San Francisco nears borrowing limit, complicating major infrastructure plans
San Francisco is nearing its borrowing cap, a squeeze that could force City Hall to choose between street repairs, transit upgrades, housing and quake-safety work.

San Francisco is running out of room to borrow just as residents still expect the city to keep streets passable, transit functional and aging public buildings safe. City Hall has nearly used up the debt it can safely take on, which means the next major repair bill may be harder to finance than officials would like.
That matters because the city’s needs are not getting smaller. Streets, buildings, transit systems and public facilities all require long-range investment, and many of those projects depend on bond financing or similar debt. If borrowing headroom keeps tightening, major plans can slow down, be scaled back or get pushed into future budgets that are already under strain.

The constraint also changes the politics of infrastructure. When the city has room to borrow, officials can spread costs over time and move ahead on large capital projects. When borrowing capacity is limited, that flexibility disappears. City Hall will have to decide which projects matter most, which neighborhoods or departments get priority and whether some repairs or expansions should wait. That could force tougher choices between street repairs, transit upgrades, housing-related work and earthquake-safety projects.

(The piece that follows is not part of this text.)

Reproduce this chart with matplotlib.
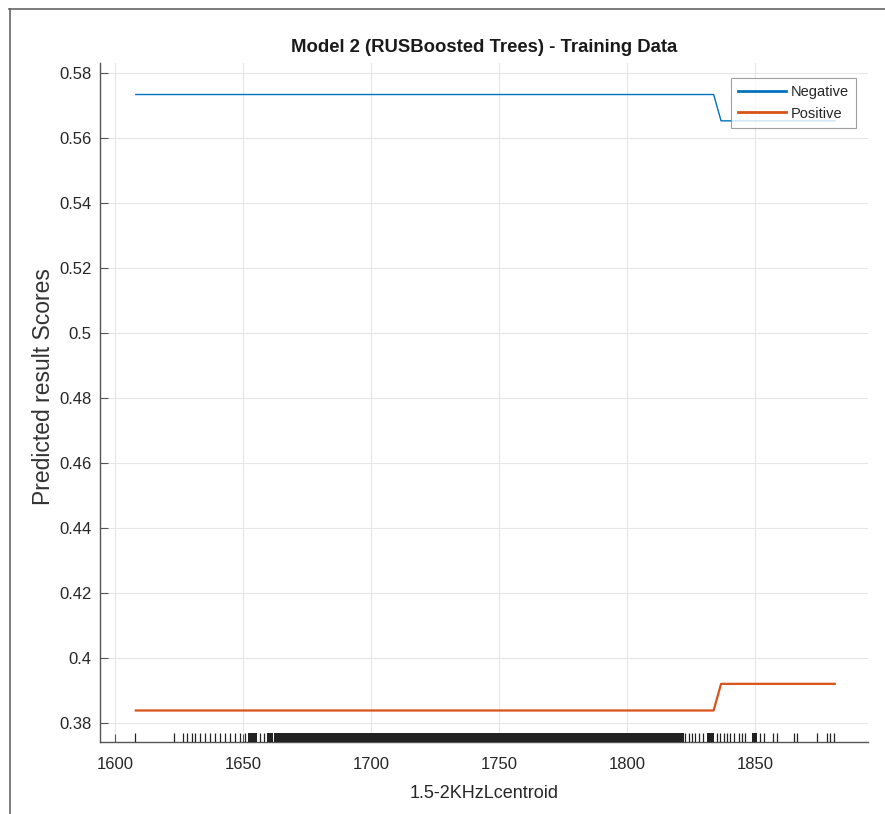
import matplotlib
matplotlib.use("Agg")
import matplotlib.pyplot as plt
from matplotlib.lines import Line2D

plt.rcParams['font.family'] = ['Liberation Sans', 'DejaVu Sans']

# ---- data ----
neg_x = [1608, 1833.7, 1836.6, 1881]
neg_y = [0.5733, 0.5733, 0.5652, 0.5652]
pos_x = [1608, 1833.7, 1836.6, 1881]
pos_y = [0.3837, 0.3837, 0.3919, 0.3919]

# individual rug marks (observed feature values)
rug_single = [1607.8, 1622.8, 1626.4, 1628.0, 1629.9, 1631.3, 1633.2, 1635.2,
              1637.1, 1639.1, 1641.0, 1643.0, 1644.9, 1646.9, 1648.8, 1650.8,
              1656.6, 1657.9,
              1822.7, 1824.0, 1825.3, 1826.6, 1827.9, 1829.6, 1835.0, 1836.3,
              1837.6, 1838.9, 1840.2, 1841.5, 1843.5, 1844.8, 1846.1, 1852.0,
              1853.3, 1856.9, 1858.5, 1865.0, 1866.3, 1874.1, 1878.0, 1879.3,
              1880.9]
# densely packed rug regions (start, end)
rug_dense_start = [1651.7, 1659.2, 1661.8, 1831.1, 1848.7]
rug_dense_end = [1655.3, 1661.6, 1822.0, 1833.7, 1850.7]

xticks = [1600, 1650, 1700, 1750, 1800, 1850]
yticks = [0.38, 0.40, 0.42, 0.44, 0.46, 0.48, 0.50, 0.52, 0.54, 0.56, 0.58]
ytick_labels = ['0.38', '0.4', '0.42', '0.44', '0.46', '0.48', '0.5', '0.52', '0.54', '0.56', '0.58']

blue = '#0072BD'
orange = '#D95319'
txt = '#262626'
axc = '#555555'

fig = plt.figure(figsize=(8.85, 8.14), dpi=100)
ax = fig.add_axes([100/885, 1 - 742/814, 768/885, 679/814])

ax.plot(neg_x, neg_y, color=blue, lw=1.0, zorder=3)
ax.plot(pos_x, pos_y, color=orange, lw=1.6, zorder=3)

trans = ax.get_xaxis_transform()
ax.vlines(rug_single, 0, 0.0135, transform=trans, color='#222222', lw=0.9, zorder=4)
for s, e in zip(rug_dense_start, rug_dense_end):
    ax.fill_between([s, e], [0, 0], [0.0135, 0.0135], transform=trans,
                    color='#222222', lw=0, zorder=4)

ax.set_xlim(1594, 1894)
ax.set_ylim(0.374, 0.583)
ax.set_xticks(xticks)
ax.set_yticks(yticks)
ax.set_yticklabels(ytick_labels)
ax.grid(True, color='#e6e6e6', lw=0.8)
ax.set_axisbelow(True)

for side in ['top', 'right']:
    ax.spines[side].set_visible(False)
for side in ['left', 'bottom']:
    ax.spines[side].set_color(axc)
    ax.spines[side].set_linewidth(1.0)

ax.tick_params(direction='in', length=6, width=0.8, color=axc, labelcolor=txt,
               labelsize=12)
ax.tick_params(axis='y', pad=6)
ax.tick_params(axis='x', pad=11)

ax.set_title('Model 2 (RUSBoosted Trees) - Training Data', fontsize=13.3,
             fontweight='bold', color='#1a1a1a', pad=8)
ax.set_xlabel('1.5-2KHzLcentroid', fontsize=13, color=txt, labelpad=9)
ax.set_ylabel('Predicted result Scores', fontsize=16.5, color='#333333')
ax.yaxis.set_label_coords(-45/768, 0.524)

handles = [Line2D([0], [0], color=blue, lw=2), Line2D([0], [0], color=orange, lw=2)]
leg = ax.legend(handles, ['Negative', 'Positive'], loc='upper right',
                bbox_to_anchor=(0.984, 0.978), borderaxespad=0, fontsize=10.5,
                frameon=True, fancybox=False, handlelength=3.3, handletextpad=0.3,
                borderpad=0.5, labelspacing=0.5)
leg.get_frame().set_edgecolor('#888888')
leg.get_frame().set_linewidth(0.8)
for t in leg.get_texts():
    t.set_color(txt)

# figure frame (top and left lines)
fig.add_artist(Line2D([9/885, 1], [1 - 9/814, 1 - 9/814], transform=fig.transFigure,
                      color='#666666', lw=1.2))
fig.add_artist(Line2D([9.5/885, 9.5/885], [0, 1 - 9/814], transform=fig.transFigure,
                      color='#666666', lw=1.2))

fig.savefig('out.png', dpi=100)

For residents, the warning is concrete. Deferred maintenance does not disappear because the city wants to borrow less, and public complaints about aging infrastructure tend to rise when repairs are delayed. A tighter debt limit means San Francisco may have to do more triage, choosing where limited borrowing goes and what gets postponed, even as everyday demands on the system continue.

The larger lesson is that financial capacity is itself a civic resource. A city can be wealthy and still hit a wall if it has borrowed close to its limit. For San Francisco, that leaves fewer easy answers and a narrower set of choices at exactly the moment when the city’s public ambitions still depend on big-ticket investments.